Arguably the country’s greatest ever scientific mind, Robert Boyle (born in Lismore in 1627) remains a name revered in academic circles both in Ireland and Britain – and with good reason.
To mark its 350th anniversary, the London-based Royal Society, of which Boyle was a founding fellow, recently put on display 24 handwritten noted penned by the West Waterford native.
These remarkable documents, penned in the 1660s, underline the brilliance of Boyle’s mind, revealing remarkable foresight about future developments in science and medicine.
Boyle hoped for a world where one day people would live well beyond the age of 40, which was the average life expectancy in the late 17th Century.
The reclamation of youth is also hinted at by Boyle, who contemplated a future where false teeth and hair colouring would be an everyday reality.
Following in the footsteps of Leonardo Da Vinci, he also pondered how “the art of flying” over sustained distances could be achieved, some 100 years before hot air ballooning was invented.
Boyle also hoped that medicine would reach a point where wounds could be cured “at a distance, or at least by transplantation”.
Some 400-odd years would pass before Christian Barnaard performed the planet’s first human heart transplant and we now live in a world where face transplants have escaped science fiction’s exclusive realm.
And the list goes on, many of Boyle’s hopes realised, some not so.
“Boyle’s predictions on the future of science are quite remarkable,” according to Royal Society Fellow Jonathan Ashmore.
“His hopes for the cure of diseases by transplantation and drugs to appease pain and aid sleep have both become inherent features of contemporary medicine and yet these were predictions he was making over 300 years ago.”
Mr Ashmore continued: “We have also seen numerous of his other predictions realised in various ways, including flight, modern healthcare prolonging life, Kevlar body armour, underwater exploration and GPS navigation.”
Looking at RTE’s Top 40 list, later cut to the 10 names featured below, Boyle is nowhere in sight, thus rendering this poll almost entirely farcical.
There’s no room either for Ernest Shackleton and Tom Crean, whose feats of exploration and survival in the Antarctic a century ago surely excel the achievements of judging ‘The X Factor’ for example.
In fact, at least in the views of those surveyed by Ipsos MRBI, only two people born before 1800 (Daniel O’Connell and Wolfe Tone) are worthy of making the ‘Top 40’.
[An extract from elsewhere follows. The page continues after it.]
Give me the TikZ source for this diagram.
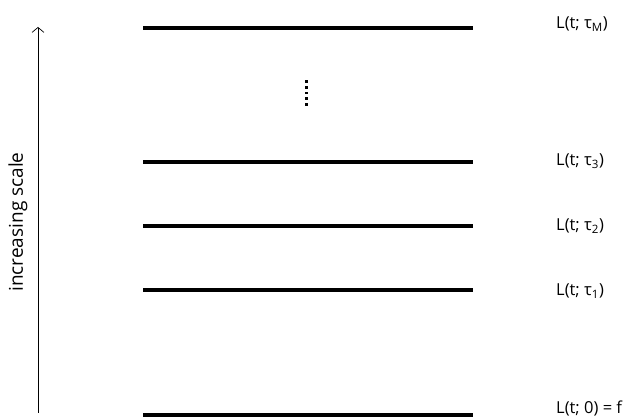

Boyle’s enduring legacy has not been forgotten in Lismore, our county’s magnificent Heritage Town and a place that I will never grow weary of visiting.
Since December 2004, the town’s Heritage Centre has featured the Robert Boyle Science Room; where visitors young and old alike can learn about Waterford’s greatest ever mind.
Students can, if they wish, study in the Boyle Room, as well as conduct experiments in such hallowed scientific surrounds (call 058-54975 for further details).
At a time when the numbers studying science at Leaving Certificate level is declining, any Education Minister worth their salt would consider establishing, for example, a Gaisce offshoot honouring Boyle’s legacy.
Alas, the current incumbent doesn’t know her Darwins from her Einsteins so let’s not start holding breath in anticipation of such an innovation.
Thankfully, since 1899, the Royal Dublin Society has awarded the Boyle Medal, which recognises “scientific research of exceptional merit in Ireland”.
Its awarding nowadays now rotates on a biennial basis between an Irish based scientist and an Irish scientist working abroad.
Just as we award and recognise our heroes and heroines in art and sport, it is only right that a country that’s produced so many extraordinary minds honours our great mathematicians and scientists. Boyle himself would undoubtedly have approved.
To conclude, a final comment from the Royal Society’s Jonathan Ashmore on the exhibition (www.royalsociety.org) which features those remarkable 24, Boyle-written pages.
“This document provides us with an amazing window into one of the most extraordinary minds of the 17th Century.” Says it all, really.
That Robert Boyle, widely described as the founder of modern chemistry is not trumpeted more loudly at a Governmental level represents a damning indictment of how we honour our truly greatest achievers.
Alas, in a world where two admittedly well-spirited youngsters without a musical note in their heads can eke out a living in professional entertainment, it’s no surprise that Boyle’s brilliance is lost on so many.
* For the record, RTE’s decidedly contentious ‘Top 10’ reads as follows: Bono, Noel Browne, Michael Collins, James Connolly, Stephen Gately, John Hume, Phil Lynott, Padraig Pearse, Mary Robinson and Adi Roche.